* Start Provided data *
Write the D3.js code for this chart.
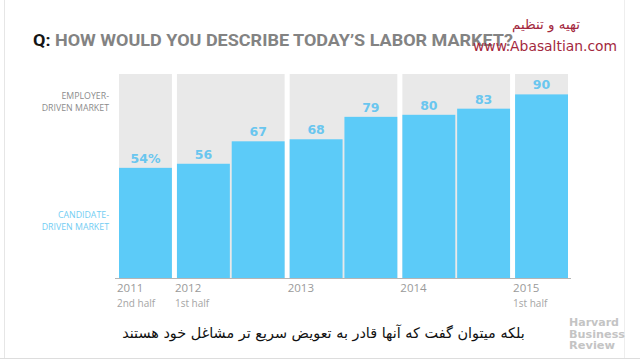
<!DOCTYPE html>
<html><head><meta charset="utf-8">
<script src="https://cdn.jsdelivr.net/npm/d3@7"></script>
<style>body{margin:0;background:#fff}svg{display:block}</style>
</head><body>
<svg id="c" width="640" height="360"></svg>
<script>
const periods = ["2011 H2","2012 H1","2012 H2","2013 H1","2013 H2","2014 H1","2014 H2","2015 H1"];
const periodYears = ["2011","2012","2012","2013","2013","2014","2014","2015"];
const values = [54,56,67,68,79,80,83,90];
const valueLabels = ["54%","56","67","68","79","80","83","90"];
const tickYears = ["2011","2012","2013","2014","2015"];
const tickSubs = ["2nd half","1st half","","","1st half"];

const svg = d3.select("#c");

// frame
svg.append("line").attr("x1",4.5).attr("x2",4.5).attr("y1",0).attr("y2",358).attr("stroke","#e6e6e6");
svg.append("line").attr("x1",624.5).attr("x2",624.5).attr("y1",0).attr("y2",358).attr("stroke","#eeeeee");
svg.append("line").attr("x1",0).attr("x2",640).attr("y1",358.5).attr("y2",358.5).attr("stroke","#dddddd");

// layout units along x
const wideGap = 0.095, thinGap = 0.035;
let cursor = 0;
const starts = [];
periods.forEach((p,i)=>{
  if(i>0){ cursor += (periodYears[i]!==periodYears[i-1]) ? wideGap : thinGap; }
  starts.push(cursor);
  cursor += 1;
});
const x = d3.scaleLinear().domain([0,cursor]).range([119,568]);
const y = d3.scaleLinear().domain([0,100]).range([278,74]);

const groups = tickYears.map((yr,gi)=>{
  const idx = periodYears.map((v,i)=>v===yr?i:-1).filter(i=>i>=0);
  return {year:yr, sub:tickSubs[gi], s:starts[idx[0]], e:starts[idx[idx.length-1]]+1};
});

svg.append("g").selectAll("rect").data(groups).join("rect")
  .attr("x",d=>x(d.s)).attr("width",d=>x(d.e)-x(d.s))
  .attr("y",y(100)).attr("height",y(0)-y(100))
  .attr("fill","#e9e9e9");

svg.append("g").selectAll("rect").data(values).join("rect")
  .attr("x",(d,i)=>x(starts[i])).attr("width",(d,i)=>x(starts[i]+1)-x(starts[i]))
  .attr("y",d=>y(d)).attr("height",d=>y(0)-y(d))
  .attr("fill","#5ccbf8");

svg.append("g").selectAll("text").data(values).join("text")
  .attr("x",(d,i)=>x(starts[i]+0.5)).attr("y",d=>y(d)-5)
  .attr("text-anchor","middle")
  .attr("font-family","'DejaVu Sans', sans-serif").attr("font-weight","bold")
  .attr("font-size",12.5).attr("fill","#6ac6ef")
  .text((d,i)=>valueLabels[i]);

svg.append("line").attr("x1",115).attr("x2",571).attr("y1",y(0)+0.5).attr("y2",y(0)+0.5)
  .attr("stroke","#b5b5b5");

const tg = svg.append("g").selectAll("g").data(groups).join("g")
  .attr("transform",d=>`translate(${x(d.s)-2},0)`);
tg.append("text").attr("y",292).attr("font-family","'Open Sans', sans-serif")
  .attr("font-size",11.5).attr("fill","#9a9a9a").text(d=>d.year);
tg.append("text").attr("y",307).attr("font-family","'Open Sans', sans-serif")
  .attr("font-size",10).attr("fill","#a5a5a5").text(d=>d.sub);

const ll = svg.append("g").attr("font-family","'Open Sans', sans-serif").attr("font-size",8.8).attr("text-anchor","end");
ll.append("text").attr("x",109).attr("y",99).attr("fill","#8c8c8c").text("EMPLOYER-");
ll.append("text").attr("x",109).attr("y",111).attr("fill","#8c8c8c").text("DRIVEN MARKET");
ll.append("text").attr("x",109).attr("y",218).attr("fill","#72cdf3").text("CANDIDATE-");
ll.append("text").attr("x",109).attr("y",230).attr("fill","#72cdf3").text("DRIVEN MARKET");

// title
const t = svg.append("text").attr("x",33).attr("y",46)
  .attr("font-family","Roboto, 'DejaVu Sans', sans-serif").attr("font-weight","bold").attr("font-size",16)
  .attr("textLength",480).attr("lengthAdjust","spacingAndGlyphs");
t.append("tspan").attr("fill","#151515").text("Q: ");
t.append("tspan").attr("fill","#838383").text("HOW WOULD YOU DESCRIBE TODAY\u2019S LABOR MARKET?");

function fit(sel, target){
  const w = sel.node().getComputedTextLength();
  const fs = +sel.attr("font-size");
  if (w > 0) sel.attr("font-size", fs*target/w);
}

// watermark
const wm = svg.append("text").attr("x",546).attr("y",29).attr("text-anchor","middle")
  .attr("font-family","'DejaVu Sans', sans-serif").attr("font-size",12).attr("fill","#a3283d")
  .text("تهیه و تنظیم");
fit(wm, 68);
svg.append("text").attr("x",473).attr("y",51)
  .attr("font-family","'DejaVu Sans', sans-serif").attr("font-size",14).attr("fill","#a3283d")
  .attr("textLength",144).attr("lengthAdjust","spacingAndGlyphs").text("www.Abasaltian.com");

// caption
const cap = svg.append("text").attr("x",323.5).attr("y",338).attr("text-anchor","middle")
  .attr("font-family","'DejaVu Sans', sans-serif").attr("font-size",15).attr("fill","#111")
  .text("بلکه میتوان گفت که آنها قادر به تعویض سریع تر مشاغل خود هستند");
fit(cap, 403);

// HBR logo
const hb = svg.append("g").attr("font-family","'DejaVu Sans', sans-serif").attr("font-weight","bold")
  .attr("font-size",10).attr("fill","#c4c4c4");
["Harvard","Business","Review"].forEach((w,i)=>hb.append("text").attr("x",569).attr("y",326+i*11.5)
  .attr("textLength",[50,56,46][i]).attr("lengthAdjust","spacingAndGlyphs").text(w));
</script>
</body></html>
* End Provided data *
◆ What to produce ◆
From the first line above through the line containing "const y = d3.scaleLinear().domain([0,100]).range([278,74]);", copy everything exactly, without the pictures.

◆ Final answer ◆
Write the D3.js code for this chart.
<!DOCTYPE html>
<html><head><meta charset="utf-8">
<script src="https://cdn.jsdelivr.net/npm/d3@7"></script>
<style>body{margin:0;background:#fff}svg{display:block}</style>
</head><body>
<svg id="c" width="640" height="360"></svg>
<script>
const periods = ["2011 H2","2012 H1","2012 H2","2013 H1","2013 H2","2014 H1","2014 H2","2015 H1"];
const periodYears = ["2011","2012","2012","2013","2013","2014","2014","2015"];
const values = [54,56,67,68,79,80,83,90];
const valueLabels = ["54%","56","67","68","79","80","83","90"];
const tickYears = ["2011","2012","2013","2014","2015"];
const tickSubs = ["2nd half","1st half","","","1st half"];

const svg = d3.select("#c");

// frame
svg.append("line").attr("x1",4.5).attr("x2",4.5).attr("y1",0).attr("y2",358).attr("stroke","#e6e6e6");
svg.append("line").attr("x1",624.5).attr("x2",624.5).attr("y1",0).attr("y2",358).attr("stroke","#eeeeee");
svg.append("line").attr("x1",0).attr("x2",640).attr("y1",358.5).attr("y2",358.5).attr("stroke","#dddddd");

// layout units along x
const wideGap = 0.095, thinGap = 0.035;
let cursor = 0;
const starts = [];
periods.forEach((p,i)=>{
  if(i>0){ cursor += (periodYears[i]!==periodYears[i-1]) ? wideGap : thinGap; }
  starts.push(cursor);
  cursor += 1;
});
const x = d3.scaleLinear().domain([0,cursor]).range([119,568]);
const y = d3.scaleLinear().domain([0,100]).range([278,74]);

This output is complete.